New clause 18 - Pensions for life
Armed Forces (Pensions and Compensation) Bill
9:30 am

Photo of Mr Gerald Howarth

Mr Gerald Howarth (Aldershot, Conservative)

I am talking about those who are currently widowed, for whom adequate provision has not been made in all cases. I will take the Minister through the details. I make no bones about it, the

matter is complex; it deals with the details of attributable and non-attributable part-pensions and full pensions.

I will deal with the first issue that is raised by new clause 18. Under the new scheme, all future widows will retain their widow's pension if they remarry or cohabit; but existing non-attributable widows—and those who are widowed between now and the time when the arrangements come into force—will continue to be excluded from the benefits available under the new arrangements. The purpose of the new clause is to correct that anomaly.

In December 2000, the Government introduced a concession that enabled attributable widows—sometimes known as war widows—to retain their pensions on remarriage or cohabitation. That included those currently in receipt of attributable forces family pensions—that is existing widows—but did not include those who had already remarried and who were, by definition, no longer widows. It was not retrospective. In the new scheme, that concession will be extended in future to all future widows from the date of entry into the new scheme, but it will exclude existing non-attributable widows.

The MOD estimates that there are only about 130 new non-attributable widows each year of whom about half might be expected to remarry, so the numbers of people affected by this exclusion are very small. The MOD has conceded the principle that surrendering a widow's pension on remarriage is outdated: it has included all existing and future attributable widows, and it now intends to include all future non-attributable widows. It would be a small, magnanimous and entirely appropriate step, in line with the Government's equality agenda, to include existing non-attributable widows. That would prevent the wilful and unnecessary creation of another disadvantaged small group of widows who deserve better.

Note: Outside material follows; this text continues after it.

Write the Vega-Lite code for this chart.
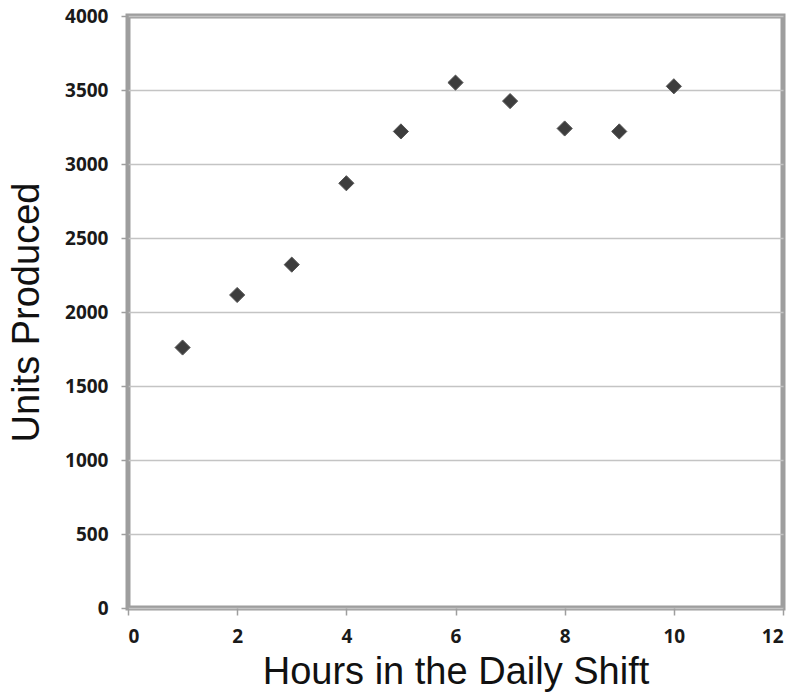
{
  "$schema": "https://vega.github.io/schema/vega-lite/v6.json",
  "autosize": "none",
  "width": 655,
  "height": 592,
  "padding": {"left": 128, "top": 16, "right": 15, "bottom": 92},
  "background": "white",
  "view": {"stroke": "#9e9e9e", "strokeWidth": 5},
  "config": {
    "font": "Liberation Sans",
    "axis": {
      "labelFont": "Open Sans",
      "labelFontWeight": "bold",
      "labelFontSize": 19,
      "labelColor": "#1a1a1a",
      "titleFont": "Liberation Sans",
      "titleFontWeight": "normal",
      "titleFontSize": 38,
      "titleColor": "#111",
      "domain": false,
      "tickColor": "#9e9e9e",
      "tickSize": 7,
      "tickWidth": 1.5
    }
  },
  "data": {
    "values": [
      {"hours": 1, "units": 1760},
      {"hours": 2, "units": 2115},
      {"hours": 3, "units": 2320},
      {"hours": 4, "units": 2870},
      {"hours": 5, "units": 3220},
      {"hours": 6, "units": 3550},
      {"hours": 7, "units": 3425},
      {"hours": 8, "units": 3240},
      {"hours": 9, "units": 3220},
      {"hours": 10, "units": 3525}
    ]
  },
  "mark": {"type": "point", "shape": "diamond", "filled": true, "size": 230, "color": "#3d3d3d", "opacity": 1, "stroke": "#555", "strokeWidth": 1},
  "encoding": {
    "x": {
      "field": "hours",
      "type": "quantitative",
      "scale": {"domain": [0, 12], "nice": false},
      "axis": {"title": "Hours in the Daily Shift", "format": "d", "values": [0, 2, 4, 6, 8, 10, 12], "grid": false, "labelPadding": 12, "titlePadding": 7}
    },
    "y": {
      "field": "units",
      "type": "quantitative",
      "scale": {"domain": [0, 4000], "nice": false},
      "axis": {"title": "Units Produced", "format": "d", "values": [0, 500, 1000, 1500, 2000, 2500, 3000, 3500, 4000], "grid": true, "gridColor": "#c4c4c4", "gridWidth": 1.5, "labelPadding": 13, "titlePadding": 18}
    }
  }
}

There is another class of widow whose predicament would be addressed by this new clause—war widows whose husbands died before 1973 and who, upon remarriage or cohabitation, surrender their pension entitlement. Many of these ladies are now very elderly. The president of the RAF Widows Association, Jenny Green, told me that many of them have the opportunity to share their old age with a companion but are terrified of sharing their home in case they lose their pension. She said that the result is that they choose to live alone, sacrificing the joy of companionship. They see the Government dispensing the entire range of benefits to cohabiting couples now serving, while they—some of whom will be the widows of those who fought for Britain in world war two—continue to be discriminated against.